The Wharf: My Favourite Place In The World. Read This, and It Might Become Yours Too!

There is a place that exists where beauty stands unblemished amidst the sands of time. A place that storybooks dream of. It rests unassuming next to the calm of a lake. The blades of grass flirt in a playful ‘pas de deux’ with the rolling shallows. Unless you mean to go there, you might never happen upon it.

I’m going to tell you about my favorite place in the world. I found it as a boy. From first glance I knew that this was a special place; I knew that because for a fleeting hiccup in time, a flutter befell my chest when feasting upon the visual splendor of this quiet little spot.

My life as a boy was hectic and disjointed. This place though, represented stillness, a stillness that exists even today. They call it, “The Wharf.” A wooden walkway masterfully crafted to arc out deep into the waters of the Shuswap. Its gentle curvature welcomes you to navigate its planks, guiding you to the end where you’re met with a sweeping vista of mountainous sprawl and crawling lake bed that stretches to the horizon and beyond.

If you time it right, you can stand at the end of the wharf just as the sun places itself to bed.

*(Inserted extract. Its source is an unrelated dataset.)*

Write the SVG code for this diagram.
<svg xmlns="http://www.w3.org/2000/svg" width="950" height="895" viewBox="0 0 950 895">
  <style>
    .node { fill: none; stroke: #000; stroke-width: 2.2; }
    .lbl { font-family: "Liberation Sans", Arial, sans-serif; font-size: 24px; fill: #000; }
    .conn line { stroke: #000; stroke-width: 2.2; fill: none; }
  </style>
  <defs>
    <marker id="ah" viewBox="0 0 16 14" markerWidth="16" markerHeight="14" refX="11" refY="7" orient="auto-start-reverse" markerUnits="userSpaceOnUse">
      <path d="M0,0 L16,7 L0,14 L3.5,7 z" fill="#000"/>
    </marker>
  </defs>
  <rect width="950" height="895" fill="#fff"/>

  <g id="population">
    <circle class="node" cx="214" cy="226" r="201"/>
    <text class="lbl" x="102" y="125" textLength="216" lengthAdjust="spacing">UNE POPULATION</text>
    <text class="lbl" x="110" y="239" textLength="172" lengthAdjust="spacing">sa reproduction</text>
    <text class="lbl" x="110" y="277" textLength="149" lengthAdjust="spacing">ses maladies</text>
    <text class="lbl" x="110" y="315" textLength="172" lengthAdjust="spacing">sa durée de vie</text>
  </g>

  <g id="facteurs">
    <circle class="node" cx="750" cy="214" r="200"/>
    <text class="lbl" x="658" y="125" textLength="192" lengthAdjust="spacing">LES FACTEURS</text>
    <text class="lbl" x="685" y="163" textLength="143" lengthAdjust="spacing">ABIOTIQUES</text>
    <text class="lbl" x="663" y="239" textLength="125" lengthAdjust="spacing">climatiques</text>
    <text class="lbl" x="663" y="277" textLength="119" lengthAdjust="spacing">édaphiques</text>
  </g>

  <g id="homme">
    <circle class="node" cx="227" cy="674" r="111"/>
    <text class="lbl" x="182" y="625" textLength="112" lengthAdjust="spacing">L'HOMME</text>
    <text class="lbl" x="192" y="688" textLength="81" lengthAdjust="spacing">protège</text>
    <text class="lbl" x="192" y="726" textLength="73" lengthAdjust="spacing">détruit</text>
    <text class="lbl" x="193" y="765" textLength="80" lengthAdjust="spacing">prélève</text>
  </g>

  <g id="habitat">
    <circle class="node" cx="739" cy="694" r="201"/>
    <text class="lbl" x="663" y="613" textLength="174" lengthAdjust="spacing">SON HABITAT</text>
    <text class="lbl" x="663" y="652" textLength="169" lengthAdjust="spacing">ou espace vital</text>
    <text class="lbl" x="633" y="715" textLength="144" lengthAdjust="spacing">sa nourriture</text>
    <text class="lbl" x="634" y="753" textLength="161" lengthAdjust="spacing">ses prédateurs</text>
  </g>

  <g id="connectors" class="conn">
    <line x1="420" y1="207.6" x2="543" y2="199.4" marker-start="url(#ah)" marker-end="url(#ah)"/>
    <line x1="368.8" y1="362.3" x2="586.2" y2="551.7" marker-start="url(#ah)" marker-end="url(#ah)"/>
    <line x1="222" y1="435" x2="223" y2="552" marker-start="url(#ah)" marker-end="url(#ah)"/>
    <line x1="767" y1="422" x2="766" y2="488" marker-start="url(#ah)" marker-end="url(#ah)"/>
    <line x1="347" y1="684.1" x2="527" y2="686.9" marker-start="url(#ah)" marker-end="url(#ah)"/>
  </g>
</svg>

A mesmeric golden hue embraces everything the light touches. The forested pines of the mountain become glazed with a warmth of a summer’s sun, no matter the season. The sky begins to melt into a brilliant pastel swirl, clouds fornicating with the abyss, and pinks and blues become one. This is a place that extinguishes all of life’s vexing predicaments, even if just for a short time.

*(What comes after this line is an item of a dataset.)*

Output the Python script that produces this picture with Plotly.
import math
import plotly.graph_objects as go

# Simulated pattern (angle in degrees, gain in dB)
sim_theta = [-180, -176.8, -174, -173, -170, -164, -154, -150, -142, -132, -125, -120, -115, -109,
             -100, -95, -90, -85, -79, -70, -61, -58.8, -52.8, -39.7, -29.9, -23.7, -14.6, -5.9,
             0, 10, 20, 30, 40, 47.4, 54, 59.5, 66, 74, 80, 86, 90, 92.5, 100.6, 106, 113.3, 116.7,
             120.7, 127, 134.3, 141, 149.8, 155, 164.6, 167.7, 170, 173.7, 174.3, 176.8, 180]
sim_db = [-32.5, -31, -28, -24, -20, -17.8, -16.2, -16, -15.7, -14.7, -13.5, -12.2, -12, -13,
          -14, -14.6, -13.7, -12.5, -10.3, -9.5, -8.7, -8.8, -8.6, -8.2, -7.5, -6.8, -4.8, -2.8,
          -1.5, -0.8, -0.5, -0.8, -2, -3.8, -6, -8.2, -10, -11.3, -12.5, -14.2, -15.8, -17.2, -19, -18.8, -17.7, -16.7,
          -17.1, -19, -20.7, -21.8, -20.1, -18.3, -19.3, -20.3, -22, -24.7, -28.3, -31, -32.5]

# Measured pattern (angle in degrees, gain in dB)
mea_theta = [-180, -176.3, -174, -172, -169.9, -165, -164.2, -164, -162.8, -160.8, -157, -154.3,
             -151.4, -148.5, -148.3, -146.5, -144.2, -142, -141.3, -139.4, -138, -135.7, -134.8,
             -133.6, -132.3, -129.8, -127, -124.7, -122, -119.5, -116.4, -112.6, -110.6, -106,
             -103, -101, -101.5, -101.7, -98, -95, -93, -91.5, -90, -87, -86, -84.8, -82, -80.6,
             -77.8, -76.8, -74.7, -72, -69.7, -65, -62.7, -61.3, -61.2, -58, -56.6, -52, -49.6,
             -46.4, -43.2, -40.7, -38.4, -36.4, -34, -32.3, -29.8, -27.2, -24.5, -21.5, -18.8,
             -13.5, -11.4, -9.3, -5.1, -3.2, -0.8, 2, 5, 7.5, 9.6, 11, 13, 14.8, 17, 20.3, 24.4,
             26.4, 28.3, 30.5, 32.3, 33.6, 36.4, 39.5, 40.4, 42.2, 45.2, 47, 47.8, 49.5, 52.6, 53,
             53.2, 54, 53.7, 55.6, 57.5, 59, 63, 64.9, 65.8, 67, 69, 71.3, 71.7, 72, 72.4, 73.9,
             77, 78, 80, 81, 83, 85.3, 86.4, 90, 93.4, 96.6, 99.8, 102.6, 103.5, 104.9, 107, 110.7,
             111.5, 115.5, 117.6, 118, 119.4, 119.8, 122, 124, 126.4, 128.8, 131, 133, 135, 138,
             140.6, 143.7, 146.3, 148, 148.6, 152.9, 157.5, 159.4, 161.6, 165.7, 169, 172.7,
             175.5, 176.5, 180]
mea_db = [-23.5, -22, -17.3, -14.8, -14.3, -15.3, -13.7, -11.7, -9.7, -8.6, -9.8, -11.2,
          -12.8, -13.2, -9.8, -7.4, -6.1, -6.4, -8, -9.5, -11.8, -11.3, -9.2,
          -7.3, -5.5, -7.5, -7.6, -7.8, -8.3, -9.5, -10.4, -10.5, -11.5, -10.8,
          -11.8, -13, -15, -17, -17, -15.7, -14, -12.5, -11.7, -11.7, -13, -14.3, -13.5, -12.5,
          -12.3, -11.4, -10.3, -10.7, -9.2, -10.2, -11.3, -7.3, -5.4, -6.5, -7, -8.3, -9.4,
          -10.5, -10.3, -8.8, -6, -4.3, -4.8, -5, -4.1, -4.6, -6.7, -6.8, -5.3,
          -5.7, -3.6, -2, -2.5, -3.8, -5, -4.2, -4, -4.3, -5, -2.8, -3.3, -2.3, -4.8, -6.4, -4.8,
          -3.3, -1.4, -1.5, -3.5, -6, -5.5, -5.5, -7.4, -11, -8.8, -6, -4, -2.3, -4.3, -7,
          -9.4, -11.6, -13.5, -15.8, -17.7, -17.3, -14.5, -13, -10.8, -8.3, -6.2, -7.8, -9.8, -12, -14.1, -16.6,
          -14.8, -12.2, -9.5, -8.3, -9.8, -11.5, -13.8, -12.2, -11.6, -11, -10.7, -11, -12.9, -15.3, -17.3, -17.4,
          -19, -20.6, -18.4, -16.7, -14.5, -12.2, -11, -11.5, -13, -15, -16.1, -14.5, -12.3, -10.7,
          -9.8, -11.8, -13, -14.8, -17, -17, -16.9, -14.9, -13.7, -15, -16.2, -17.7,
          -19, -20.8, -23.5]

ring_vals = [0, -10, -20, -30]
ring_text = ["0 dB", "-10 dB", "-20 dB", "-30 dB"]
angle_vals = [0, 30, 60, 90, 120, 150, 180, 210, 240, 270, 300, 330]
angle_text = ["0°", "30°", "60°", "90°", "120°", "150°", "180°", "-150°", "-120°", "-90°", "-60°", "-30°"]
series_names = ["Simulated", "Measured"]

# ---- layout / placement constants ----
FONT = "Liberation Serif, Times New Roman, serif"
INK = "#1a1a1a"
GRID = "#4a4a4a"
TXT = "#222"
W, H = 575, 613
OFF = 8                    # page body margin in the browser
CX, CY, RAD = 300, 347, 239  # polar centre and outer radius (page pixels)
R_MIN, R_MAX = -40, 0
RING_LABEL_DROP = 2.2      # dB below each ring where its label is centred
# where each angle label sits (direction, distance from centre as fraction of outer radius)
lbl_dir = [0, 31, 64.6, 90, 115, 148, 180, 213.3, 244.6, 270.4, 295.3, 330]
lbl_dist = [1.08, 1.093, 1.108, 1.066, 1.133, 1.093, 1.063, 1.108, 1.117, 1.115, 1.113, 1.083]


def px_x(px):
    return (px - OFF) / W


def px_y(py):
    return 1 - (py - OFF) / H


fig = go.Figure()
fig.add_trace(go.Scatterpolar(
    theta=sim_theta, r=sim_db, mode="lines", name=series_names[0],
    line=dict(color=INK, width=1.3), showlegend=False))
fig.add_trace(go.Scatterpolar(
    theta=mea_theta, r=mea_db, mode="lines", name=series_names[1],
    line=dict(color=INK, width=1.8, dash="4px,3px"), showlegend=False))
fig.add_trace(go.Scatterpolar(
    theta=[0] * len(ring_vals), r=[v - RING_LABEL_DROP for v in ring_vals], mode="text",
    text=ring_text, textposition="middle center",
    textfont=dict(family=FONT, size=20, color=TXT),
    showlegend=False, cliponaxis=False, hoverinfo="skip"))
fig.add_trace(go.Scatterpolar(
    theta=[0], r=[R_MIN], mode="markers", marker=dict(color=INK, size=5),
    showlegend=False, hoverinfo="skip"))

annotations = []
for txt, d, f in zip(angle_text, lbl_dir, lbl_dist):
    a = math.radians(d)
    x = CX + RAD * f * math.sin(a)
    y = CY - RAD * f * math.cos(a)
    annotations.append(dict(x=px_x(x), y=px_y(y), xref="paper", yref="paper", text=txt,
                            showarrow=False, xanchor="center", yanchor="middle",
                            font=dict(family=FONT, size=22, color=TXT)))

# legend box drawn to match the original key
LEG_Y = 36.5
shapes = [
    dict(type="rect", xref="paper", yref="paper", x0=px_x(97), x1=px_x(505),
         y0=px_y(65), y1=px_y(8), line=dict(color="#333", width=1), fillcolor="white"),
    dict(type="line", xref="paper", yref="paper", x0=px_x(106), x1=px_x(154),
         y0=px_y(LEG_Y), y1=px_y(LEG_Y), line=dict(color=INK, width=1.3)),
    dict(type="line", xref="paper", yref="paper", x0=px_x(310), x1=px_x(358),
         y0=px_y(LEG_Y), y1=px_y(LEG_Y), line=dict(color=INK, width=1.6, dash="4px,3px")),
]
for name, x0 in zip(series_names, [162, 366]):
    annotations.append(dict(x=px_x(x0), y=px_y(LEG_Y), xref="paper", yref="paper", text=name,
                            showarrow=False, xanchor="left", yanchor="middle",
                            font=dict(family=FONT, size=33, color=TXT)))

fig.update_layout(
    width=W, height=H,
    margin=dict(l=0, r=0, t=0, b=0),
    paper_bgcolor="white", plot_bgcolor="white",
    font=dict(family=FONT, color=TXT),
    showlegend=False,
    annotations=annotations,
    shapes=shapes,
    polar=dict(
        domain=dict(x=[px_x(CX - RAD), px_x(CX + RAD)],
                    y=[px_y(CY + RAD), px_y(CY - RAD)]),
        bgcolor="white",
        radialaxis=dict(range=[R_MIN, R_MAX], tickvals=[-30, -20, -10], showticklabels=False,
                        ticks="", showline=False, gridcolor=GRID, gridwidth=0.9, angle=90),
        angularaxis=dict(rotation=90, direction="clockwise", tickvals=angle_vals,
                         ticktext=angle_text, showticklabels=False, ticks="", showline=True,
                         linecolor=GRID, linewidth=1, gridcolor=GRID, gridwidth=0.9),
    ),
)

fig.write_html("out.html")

This place was magic in touchable form to me as a boy, and for me as a man, well, when I’m there …I feel like a boy again — magic triumphs depression.

A couple years after my mum died, I found myself standing at the end of the wharf beneath a wool grey sky. Snow trundled its way toward the waters below while the low hanging clouds tucked the tips of the mountains away. I had a friend with me, but he knew by the reticence of my unspoken word that I could use a few minutes alone.

My family and I are a fragmented rabble. Trauma has that effect, as such, we have yet to hold a proper ceremony or funeral for my late mum. She died in 2017. It was 2019 when I stood at the wharf on a chilled winter’s morning. I placed my hands on the timeworn railings, the braille of wood and all it has seen grazed the palms of my hands.

I began to see a carousel of memory in image form dance ethereally across my view. I remembered fondly sights of my mother smiling — something she did far too little of in life. I recalled being “kidnapped” for graduation by the girls of my high-school class. The unlucky souls who were also captured, were placed into dresses and forced to stand together without movement so that a picture may be taken. A tradition back then.

My mother was not on my side that morning, she let the gaggle of women into my room to enact their mischievous intentions. So, on a warm June morning, I stood shoulder to shoulder alongside a defeated gathering of high-school lads. I hadn’t even brushed my teeth, and yet there I stood, donned in an oversized women’s sun dress, make-up on and shame in tow… (all playfully, of course). But in the background of that now infamous photo, the wharf. A place that invites playful intentions, welcomes ruminative introspection, and soothes those with aching thoughts. As I said before, a magical place.

When my ruminations ceased, I found myself with tear in eye and a pained heart. I looked out at the panorama before me, within an instant I relived and recalled my entire juvenile life, and more importantly, I remembered my mother. The times when she was happy. The dreary remembrance of her cancer and depression were omitted in favor of something else — rest…

On a grey morning some two years after my mother had died by suicide, I was finally able to find the perfect way to say a little goodbye. And as I did, the wharf held me in its wooden hand, comforting me and allowing me the time I needed to recite, “thank you — I love you — forever, always…” And just like that, for me, my mother was lain to rest in the most serene place I know of.

…There’s a place that exists where beauty stands unblemished amidst the sands of time… a magical place, a place tucked away within the embrace of a small-town, a place you might never happen upon, although I think you should. It’s a place called, “The Wharf”.